>> START DATA SUPPLIED

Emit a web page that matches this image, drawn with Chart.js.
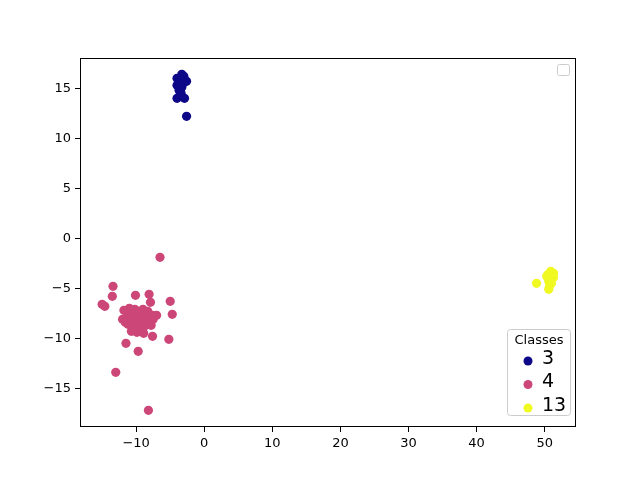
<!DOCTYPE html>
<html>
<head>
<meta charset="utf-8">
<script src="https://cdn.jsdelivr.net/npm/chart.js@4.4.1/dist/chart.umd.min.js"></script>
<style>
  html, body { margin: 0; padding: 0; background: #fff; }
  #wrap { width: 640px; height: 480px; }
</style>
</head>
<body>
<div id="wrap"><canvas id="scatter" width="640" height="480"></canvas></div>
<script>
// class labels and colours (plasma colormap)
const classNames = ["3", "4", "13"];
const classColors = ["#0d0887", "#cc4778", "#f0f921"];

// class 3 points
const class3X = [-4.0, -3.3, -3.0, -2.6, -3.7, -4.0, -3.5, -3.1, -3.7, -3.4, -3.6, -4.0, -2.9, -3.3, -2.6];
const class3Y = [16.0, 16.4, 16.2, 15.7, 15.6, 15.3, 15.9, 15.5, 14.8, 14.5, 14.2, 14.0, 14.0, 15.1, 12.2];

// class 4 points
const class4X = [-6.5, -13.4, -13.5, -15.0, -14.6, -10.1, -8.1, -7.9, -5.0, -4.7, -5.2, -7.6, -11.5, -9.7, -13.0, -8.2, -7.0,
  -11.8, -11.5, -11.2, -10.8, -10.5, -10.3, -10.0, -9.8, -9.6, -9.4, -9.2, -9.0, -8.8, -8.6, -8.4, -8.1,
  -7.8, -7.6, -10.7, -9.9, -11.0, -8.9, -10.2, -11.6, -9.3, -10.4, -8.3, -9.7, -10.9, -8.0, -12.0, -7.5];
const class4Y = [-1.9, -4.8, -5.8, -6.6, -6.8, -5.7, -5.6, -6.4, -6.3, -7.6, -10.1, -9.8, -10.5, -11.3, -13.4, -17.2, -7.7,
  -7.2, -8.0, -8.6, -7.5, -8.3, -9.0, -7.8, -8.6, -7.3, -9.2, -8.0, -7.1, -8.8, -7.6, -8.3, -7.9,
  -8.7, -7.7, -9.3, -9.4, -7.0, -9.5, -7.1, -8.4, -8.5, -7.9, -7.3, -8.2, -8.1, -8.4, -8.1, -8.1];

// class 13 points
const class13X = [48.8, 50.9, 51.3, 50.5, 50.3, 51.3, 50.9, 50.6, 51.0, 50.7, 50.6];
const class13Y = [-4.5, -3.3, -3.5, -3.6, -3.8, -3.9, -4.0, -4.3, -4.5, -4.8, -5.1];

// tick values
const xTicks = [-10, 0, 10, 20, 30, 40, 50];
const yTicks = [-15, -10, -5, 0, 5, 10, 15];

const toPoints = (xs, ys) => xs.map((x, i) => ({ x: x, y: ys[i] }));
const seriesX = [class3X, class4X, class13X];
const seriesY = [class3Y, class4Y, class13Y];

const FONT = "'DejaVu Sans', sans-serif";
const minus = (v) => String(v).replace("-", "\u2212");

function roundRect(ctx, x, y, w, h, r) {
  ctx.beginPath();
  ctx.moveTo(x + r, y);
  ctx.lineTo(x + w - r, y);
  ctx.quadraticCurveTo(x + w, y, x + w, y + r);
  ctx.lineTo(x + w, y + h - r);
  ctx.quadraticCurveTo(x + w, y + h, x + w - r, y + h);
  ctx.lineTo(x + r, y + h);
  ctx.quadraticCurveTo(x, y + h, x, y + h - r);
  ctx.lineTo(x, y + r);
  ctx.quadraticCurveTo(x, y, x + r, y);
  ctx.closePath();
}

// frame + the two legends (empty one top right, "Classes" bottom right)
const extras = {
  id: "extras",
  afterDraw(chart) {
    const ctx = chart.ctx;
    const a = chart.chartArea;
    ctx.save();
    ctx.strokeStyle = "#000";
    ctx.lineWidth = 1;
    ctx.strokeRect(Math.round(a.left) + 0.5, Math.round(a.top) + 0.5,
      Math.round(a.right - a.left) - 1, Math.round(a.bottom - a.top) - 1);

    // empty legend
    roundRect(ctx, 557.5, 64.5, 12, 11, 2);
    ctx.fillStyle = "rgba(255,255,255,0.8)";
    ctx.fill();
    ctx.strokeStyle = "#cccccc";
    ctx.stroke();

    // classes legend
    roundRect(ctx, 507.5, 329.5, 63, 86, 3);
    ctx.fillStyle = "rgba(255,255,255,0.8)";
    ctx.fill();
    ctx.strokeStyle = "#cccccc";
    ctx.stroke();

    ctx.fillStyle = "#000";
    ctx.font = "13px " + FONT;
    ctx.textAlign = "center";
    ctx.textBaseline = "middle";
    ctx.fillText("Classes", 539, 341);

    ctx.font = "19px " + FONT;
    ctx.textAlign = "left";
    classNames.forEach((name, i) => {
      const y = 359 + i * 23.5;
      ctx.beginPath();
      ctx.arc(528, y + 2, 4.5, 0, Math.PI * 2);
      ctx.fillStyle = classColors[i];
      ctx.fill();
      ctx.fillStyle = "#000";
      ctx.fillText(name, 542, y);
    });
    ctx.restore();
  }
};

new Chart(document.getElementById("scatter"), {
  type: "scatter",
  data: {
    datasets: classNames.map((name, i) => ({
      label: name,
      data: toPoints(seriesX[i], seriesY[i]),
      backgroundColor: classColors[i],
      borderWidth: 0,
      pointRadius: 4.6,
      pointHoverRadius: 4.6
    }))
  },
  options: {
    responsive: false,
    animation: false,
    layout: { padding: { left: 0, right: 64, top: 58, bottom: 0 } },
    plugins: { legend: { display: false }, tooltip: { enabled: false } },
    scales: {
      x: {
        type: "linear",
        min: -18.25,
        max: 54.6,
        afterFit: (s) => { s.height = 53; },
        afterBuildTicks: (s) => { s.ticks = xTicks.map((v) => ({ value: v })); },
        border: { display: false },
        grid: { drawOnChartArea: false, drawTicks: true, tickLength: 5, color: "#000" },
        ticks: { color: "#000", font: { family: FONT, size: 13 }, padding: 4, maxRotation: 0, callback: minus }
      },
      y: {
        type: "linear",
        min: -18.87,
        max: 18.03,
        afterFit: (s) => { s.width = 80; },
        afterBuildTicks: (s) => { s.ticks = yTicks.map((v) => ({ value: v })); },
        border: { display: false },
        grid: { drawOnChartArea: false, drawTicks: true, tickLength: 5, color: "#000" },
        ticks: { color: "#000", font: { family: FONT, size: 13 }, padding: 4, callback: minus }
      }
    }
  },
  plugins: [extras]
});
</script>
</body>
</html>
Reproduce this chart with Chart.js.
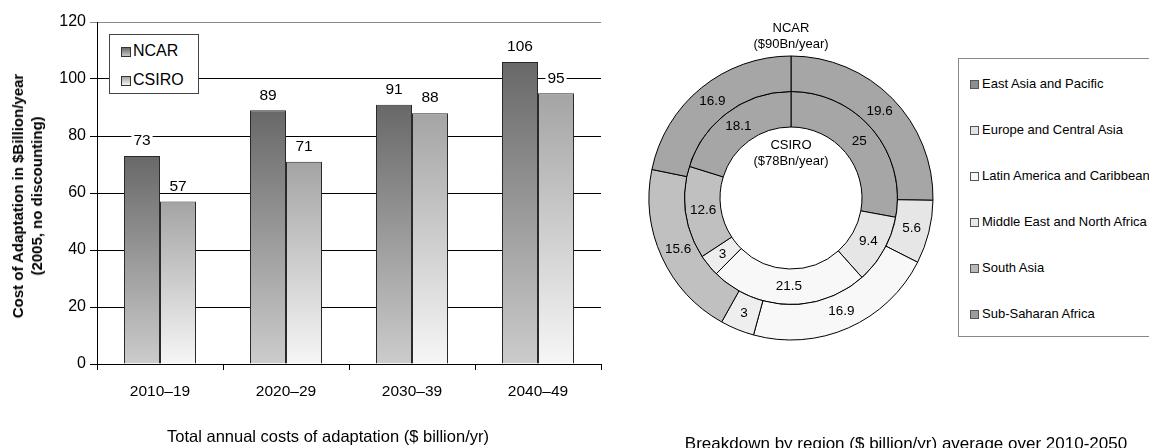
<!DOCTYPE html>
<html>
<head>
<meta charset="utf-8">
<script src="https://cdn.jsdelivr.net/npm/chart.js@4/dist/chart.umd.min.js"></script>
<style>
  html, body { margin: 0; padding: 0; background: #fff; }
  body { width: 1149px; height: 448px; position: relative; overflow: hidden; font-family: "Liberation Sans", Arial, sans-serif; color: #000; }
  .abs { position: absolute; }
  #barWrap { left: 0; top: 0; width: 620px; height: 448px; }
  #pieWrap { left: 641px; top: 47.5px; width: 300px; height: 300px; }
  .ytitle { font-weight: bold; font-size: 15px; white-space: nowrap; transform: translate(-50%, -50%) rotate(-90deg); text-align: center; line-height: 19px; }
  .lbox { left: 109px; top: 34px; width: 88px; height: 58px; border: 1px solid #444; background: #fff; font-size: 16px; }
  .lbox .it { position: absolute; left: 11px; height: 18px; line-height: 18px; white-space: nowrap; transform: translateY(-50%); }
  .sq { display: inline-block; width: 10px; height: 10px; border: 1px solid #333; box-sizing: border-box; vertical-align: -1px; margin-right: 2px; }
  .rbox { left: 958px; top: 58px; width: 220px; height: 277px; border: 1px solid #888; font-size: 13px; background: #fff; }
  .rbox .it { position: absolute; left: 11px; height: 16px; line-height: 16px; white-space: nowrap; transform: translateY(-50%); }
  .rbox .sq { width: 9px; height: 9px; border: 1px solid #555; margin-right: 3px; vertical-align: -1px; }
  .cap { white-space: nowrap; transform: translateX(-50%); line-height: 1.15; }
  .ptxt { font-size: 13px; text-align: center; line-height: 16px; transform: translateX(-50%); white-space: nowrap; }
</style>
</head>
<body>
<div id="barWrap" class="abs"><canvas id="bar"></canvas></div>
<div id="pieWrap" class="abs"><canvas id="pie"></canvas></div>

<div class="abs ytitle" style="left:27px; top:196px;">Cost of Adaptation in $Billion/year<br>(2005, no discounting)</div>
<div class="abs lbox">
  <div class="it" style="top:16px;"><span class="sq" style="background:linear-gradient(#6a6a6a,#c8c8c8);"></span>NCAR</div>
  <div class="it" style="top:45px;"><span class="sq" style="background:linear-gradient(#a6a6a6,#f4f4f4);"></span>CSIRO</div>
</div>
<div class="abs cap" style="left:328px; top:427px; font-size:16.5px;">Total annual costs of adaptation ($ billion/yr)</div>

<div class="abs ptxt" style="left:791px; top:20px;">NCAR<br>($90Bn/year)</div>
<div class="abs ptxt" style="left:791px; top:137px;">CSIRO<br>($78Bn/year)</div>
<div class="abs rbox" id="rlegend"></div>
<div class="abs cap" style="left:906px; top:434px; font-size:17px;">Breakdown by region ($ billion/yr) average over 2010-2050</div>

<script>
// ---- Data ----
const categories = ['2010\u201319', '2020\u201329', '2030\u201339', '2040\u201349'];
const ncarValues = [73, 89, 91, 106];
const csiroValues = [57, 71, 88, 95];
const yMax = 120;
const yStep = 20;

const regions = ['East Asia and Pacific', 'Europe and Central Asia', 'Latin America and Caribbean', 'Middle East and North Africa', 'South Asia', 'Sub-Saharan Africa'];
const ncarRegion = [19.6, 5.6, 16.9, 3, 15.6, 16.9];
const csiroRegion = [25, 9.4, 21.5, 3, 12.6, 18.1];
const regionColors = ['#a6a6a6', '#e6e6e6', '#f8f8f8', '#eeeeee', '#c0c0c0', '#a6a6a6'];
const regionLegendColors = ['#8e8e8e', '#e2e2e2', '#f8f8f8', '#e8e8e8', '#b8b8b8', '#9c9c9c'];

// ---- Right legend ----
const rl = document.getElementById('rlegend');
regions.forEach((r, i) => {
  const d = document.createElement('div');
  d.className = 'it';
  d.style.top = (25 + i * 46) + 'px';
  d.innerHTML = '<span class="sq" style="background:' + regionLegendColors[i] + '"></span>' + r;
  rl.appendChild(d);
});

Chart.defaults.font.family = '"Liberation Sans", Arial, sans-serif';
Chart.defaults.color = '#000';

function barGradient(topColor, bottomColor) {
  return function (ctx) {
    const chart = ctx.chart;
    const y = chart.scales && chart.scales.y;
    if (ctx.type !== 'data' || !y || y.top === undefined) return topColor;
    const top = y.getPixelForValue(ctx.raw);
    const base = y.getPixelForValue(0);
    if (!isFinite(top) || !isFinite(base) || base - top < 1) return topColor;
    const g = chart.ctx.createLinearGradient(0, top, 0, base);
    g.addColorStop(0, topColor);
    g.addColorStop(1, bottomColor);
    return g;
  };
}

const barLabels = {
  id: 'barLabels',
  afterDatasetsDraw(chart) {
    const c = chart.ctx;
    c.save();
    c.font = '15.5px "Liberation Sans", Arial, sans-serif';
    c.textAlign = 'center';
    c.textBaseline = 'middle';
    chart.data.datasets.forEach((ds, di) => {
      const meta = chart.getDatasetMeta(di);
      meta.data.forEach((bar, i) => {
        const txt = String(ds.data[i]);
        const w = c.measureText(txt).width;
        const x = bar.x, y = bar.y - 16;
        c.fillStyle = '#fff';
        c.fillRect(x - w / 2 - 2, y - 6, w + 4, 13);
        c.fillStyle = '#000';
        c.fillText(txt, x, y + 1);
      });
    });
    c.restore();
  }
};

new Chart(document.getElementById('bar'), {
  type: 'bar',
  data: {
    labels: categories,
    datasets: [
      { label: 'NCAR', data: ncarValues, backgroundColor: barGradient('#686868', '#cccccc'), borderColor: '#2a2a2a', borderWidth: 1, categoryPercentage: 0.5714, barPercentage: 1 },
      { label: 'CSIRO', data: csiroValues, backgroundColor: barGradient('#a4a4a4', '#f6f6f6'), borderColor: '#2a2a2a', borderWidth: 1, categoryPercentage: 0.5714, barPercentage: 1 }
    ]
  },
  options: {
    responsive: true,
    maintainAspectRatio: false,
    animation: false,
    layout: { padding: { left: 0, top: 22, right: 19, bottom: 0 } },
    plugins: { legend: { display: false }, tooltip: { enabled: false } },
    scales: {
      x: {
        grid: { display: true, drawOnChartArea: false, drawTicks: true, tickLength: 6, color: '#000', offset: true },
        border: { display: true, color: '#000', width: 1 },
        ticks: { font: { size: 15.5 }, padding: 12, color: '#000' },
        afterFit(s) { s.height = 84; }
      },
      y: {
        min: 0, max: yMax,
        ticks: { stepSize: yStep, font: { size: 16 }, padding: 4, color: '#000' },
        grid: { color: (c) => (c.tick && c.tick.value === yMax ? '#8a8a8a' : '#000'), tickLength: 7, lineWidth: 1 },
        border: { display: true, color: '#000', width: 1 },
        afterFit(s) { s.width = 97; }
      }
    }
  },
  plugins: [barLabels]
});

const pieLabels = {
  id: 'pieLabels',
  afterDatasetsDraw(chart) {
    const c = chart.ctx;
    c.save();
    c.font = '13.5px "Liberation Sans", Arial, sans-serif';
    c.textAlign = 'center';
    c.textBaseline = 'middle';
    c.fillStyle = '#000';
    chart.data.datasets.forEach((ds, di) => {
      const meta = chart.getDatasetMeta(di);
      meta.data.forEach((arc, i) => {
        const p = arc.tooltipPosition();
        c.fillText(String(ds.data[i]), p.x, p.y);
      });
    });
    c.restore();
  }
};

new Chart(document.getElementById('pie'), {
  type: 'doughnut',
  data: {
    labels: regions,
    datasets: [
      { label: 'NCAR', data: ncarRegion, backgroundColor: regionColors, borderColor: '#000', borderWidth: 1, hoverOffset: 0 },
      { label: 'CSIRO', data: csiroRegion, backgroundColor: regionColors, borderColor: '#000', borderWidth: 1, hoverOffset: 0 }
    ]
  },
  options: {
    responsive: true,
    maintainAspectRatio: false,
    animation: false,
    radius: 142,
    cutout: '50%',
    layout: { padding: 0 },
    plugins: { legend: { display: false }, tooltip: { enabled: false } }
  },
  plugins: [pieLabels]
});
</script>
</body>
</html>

>> END DATA SUPPLIED

■ **WRITTEN EXERCISE**
Show every line from the entries above in which the word "with" appears.

■ **EXERCISE ANSWER**
Emit a web page that matches this image, drawn with Chart.js.
Reproduce this chart with Chart.js.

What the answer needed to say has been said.